The problem: Skip pictures; extract every line from the one with "Emit a web page" through the one with "const elementNames = ['Element", exactly as written.

Extracted material:
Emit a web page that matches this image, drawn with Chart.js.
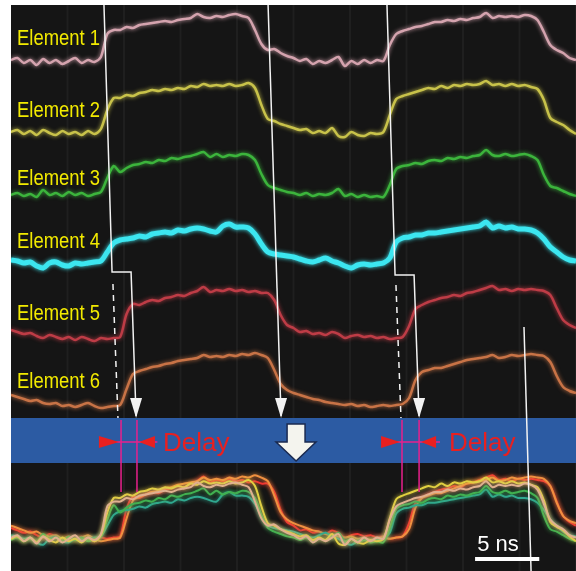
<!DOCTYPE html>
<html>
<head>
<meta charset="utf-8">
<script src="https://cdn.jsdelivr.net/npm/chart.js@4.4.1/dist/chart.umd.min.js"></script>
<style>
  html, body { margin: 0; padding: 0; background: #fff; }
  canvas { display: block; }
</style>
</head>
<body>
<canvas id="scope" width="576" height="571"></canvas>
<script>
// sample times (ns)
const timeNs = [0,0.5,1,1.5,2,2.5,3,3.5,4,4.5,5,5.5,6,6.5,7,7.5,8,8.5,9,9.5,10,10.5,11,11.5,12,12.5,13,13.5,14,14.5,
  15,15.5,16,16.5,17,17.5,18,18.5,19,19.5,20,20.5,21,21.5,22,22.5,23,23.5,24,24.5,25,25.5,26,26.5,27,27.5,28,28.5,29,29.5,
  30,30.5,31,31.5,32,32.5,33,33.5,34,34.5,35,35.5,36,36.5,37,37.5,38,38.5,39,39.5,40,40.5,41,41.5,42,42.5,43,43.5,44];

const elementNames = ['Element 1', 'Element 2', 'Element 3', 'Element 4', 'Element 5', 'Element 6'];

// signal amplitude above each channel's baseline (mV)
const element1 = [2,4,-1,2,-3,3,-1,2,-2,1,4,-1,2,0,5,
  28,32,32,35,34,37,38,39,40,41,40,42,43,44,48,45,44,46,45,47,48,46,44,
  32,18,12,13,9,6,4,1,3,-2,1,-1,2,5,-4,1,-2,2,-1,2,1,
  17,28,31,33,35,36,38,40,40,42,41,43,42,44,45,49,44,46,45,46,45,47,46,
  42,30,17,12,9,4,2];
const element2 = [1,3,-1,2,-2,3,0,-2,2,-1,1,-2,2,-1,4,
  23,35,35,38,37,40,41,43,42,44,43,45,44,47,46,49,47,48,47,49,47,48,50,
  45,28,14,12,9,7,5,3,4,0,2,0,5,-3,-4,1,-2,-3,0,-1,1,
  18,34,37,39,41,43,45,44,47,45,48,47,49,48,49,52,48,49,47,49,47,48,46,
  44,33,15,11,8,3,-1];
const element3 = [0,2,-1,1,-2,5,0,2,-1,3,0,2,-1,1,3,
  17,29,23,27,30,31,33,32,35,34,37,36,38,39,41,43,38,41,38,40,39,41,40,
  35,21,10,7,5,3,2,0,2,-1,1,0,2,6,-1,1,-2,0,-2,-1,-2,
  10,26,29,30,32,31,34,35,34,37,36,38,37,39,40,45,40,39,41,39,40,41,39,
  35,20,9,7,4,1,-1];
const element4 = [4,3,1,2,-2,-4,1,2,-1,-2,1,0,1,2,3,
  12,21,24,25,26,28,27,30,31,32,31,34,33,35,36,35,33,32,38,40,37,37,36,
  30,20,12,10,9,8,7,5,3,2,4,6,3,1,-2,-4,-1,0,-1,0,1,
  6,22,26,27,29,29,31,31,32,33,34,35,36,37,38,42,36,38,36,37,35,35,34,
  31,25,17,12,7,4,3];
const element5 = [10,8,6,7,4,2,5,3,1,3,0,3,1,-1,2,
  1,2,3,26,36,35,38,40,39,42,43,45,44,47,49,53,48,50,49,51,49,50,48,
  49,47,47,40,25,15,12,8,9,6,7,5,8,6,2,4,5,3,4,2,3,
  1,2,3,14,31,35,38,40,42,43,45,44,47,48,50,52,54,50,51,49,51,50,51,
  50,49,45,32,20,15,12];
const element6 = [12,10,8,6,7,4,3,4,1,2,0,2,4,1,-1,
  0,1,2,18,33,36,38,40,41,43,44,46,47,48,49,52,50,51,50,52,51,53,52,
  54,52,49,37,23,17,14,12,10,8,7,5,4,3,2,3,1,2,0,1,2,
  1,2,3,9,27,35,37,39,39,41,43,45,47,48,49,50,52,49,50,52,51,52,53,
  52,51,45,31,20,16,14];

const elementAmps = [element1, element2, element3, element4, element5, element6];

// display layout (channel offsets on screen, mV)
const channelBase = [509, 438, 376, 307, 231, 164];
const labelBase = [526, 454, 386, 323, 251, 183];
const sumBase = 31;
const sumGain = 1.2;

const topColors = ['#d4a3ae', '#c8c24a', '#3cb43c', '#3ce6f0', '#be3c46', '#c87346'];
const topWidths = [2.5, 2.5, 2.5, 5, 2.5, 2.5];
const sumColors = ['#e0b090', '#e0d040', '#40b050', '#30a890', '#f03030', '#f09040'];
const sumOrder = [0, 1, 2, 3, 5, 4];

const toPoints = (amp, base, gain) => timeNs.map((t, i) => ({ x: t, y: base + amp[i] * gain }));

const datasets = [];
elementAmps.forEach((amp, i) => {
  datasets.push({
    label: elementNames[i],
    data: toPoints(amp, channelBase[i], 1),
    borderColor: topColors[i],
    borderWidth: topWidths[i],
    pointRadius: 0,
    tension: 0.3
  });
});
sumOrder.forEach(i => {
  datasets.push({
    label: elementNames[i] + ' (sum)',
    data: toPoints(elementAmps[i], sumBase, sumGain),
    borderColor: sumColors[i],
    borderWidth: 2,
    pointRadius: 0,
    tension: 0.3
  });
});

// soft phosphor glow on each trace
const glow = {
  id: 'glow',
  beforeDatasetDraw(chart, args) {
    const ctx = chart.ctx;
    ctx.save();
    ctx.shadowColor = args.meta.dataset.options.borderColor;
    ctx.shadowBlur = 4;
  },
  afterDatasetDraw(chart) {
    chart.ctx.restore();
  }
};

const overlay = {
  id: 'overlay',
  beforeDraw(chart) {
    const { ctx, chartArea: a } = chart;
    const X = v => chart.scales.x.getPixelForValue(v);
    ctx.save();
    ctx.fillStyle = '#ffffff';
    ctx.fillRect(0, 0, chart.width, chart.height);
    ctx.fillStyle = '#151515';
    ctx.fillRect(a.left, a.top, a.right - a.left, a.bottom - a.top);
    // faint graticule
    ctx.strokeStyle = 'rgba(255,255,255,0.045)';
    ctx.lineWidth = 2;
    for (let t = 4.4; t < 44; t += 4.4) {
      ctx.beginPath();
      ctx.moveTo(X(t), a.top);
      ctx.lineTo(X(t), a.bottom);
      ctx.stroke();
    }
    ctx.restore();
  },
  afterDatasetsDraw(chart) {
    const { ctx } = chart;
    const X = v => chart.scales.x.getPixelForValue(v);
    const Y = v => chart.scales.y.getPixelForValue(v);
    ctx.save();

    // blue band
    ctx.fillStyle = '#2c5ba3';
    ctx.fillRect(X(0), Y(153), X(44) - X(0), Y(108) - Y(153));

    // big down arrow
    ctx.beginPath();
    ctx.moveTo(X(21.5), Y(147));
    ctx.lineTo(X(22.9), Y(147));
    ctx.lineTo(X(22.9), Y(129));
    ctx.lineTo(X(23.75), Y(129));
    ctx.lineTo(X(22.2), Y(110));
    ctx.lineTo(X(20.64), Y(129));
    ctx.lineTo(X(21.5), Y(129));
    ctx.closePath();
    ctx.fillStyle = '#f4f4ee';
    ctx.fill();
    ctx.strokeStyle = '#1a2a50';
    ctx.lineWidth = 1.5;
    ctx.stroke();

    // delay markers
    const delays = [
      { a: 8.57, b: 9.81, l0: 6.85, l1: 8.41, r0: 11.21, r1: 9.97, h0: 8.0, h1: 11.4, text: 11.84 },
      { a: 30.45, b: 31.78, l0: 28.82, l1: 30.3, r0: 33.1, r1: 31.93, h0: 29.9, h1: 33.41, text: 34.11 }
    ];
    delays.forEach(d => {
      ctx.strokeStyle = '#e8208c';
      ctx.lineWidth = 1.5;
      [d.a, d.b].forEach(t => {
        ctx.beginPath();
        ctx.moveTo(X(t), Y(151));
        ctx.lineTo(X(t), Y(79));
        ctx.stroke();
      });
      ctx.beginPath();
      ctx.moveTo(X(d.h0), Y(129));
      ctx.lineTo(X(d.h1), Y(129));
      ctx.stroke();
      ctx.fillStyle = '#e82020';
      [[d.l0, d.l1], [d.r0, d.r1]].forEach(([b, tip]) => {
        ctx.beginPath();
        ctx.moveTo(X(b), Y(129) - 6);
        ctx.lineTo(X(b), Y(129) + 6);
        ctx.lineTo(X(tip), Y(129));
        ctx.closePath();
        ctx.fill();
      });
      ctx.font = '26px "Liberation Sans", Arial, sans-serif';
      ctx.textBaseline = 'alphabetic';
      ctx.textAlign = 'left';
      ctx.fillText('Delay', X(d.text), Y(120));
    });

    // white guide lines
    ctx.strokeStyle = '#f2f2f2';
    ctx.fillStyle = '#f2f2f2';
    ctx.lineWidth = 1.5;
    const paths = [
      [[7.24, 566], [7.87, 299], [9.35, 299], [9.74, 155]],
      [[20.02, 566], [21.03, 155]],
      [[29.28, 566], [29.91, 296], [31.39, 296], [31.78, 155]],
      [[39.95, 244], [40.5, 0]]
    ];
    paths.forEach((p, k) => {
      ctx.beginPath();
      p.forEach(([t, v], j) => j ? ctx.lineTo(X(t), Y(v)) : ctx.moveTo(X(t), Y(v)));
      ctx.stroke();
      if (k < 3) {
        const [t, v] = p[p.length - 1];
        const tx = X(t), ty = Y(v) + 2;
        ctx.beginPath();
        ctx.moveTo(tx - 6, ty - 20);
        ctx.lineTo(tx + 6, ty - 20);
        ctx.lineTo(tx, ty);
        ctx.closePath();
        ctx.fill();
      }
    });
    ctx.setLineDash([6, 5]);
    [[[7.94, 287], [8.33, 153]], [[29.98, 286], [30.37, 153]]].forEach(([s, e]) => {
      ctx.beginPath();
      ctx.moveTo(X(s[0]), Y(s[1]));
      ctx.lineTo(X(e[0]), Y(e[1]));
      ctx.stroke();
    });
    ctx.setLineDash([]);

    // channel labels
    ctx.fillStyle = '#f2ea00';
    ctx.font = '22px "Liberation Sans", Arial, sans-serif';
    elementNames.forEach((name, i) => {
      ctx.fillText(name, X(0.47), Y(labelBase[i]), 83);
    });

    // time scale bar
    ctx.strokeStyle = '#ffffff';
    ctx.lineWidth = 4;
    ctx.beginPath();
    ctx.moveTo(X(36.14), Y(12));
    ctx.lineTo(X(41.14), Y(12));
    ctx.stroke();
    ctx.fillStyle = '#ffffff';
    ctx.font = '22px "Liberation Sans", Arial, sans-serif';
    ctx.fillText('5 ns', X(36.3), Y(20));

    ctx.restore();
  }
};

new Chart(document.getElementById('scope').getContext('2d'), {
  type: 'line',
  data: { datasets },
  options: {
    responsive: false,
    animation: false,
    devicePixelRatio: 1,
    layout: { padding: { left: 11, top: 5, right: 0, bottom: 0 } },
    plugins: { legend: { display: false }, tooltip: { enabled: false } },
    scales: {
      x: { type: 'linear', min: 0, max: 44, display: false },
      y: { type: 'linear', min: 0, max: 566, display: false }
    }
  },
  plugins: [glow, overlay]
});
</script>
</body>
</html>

--

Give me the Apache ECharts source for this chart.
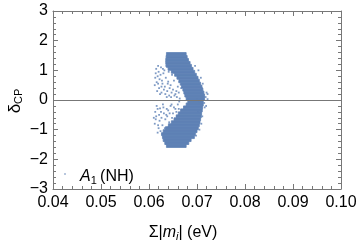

--

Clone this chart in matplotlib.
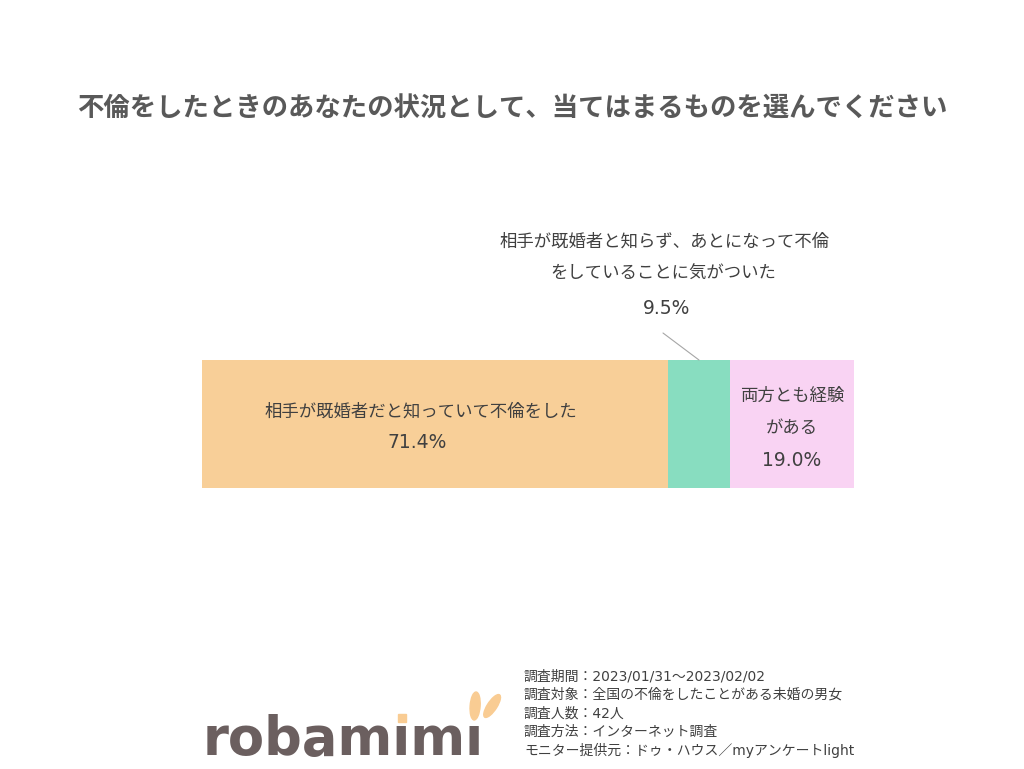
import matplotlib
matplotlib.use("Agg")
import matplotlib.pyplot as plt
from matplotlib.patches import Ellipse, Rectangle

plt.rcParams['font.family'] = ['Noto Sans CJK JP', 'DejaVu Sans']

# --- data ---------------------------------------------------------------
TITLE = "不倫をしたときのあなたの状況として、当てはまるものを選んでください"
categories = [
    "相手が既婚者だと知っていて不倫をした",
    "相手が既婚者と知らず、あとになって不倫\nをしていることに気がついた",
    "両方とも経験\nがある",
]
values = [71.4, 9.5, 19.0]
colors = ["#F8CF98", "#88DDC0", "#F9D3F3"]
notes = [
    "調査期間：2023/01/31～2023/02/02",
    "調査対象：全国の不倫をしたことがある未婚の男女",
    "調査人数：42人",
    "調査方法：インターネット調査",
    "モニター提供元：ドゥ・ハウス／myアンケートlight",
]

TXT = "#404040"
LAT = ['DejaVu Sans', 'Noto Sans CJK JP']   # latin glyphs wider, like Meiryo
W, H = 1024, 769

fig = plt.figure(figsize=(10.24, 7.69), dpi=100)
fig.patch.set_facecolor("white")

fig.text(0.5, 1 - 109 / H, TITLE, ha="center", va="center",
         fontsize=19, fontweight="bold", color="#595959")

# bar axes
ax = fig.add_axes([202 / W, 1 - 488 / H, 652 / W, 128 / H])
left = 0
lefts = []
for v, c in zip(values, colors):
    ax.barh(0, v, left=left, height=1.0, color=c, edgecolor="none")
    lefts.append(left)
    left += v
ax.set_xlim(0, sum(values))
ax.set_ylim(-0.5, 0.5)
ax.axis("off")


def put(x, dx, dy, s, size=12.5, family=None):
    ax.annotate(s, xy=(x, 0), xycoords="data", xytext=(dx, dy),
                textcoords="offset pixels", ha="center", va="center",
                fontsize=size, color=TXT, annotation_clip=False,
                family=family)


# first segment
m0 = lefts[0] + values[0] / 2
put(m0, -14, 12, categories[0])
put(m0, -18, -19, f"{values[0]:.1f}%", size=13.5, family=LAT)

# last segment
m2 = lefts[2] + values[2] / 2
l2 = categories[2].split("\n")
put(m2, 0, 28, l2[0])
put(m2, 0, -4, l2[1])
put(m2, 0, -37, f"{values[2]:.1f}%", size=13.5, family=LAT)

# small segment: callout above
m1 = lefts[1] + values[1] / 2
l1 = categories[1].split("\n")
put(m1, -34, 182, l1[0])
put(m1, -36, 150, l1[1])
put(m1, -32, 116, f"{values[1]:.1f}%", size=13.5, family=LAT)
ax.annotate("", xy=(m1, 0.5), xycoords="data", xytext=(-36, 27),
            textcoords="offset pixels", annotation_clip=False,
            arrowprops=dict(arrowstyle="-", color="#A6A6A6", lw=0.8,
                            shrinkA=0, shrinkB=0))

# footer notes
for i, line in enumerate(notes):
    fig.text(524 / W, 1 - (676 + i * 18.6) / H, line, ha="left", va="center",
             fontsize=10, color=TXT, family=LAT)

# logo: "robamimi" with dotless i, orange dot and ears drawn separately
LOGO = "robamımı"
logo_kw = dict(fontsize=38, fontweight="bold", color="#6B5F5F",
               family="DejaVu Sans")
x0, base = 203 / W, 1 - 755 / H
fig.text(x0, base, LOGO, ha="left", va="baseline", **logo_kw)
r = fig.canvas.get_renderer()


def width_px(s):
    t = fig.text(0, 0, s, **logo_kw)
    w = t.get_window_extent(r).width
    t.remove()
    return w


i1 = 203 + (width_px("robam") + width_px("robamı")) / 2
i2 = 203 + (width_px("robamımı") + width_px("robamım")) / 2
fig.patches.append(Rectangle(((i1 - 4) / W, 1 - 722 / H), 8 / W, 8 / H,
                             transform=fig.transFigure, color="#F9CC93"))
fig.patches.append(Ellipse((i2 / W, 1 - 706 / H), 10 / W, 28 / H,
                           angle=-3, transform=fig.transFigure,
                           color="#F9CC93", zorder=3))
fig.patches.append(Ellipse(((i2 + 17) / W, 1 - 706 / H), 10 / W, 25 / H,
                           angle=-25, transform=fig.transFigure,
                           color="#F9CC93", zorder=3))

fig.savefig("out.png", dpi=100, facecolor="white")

Solution to this exercise:
Emit a web page that matches this image, drawn with Chart.js.
<!DOCTYPE html>
<html>
<head>
<meta charset="utf-8">
<script src="https://cdn.jsdelivr.net/npm/chart.js@4.4.1/dist/chart.umd.min.js"></script>
<style>
  html, body { margin: 0; padding: 0; background: #fff; }
  canvas { display: block; }
</style>
</head>
<body>
<canvas id="scope" width="576" height="571"></canvas>
<script>
// sample times (ns)
const timeNs = [0,0.5,1,1.5,2,2.5,3,3.5,4,4.5,5,5.5,6,6.5,7,7.5,8,8.5,9,9.5,10,10.5,11,11.5,12,12.5,13,13.5,14,14.5,
  15,15.5,16,16.5,17,17.5,18,18.5,19,19.5,20,20.5,21,21.5,22,22.5,23,23.5,24,24.5,25,25.5,26,26.5,27,27.5,28,28.5,29,29.5,
  30,30.5,31,31.5,32,32.5,33,33.5,34,34.5,35,35.5,36,36.5,37,37.5,38,38.5,39,39.5,40,40.5,41,41.5,42,42.5,43,43.5,44];

const elementNames = ['Element 1', 'Element 2', 'Element 3', 'Element 4', 'Element 5', 'Element 6'];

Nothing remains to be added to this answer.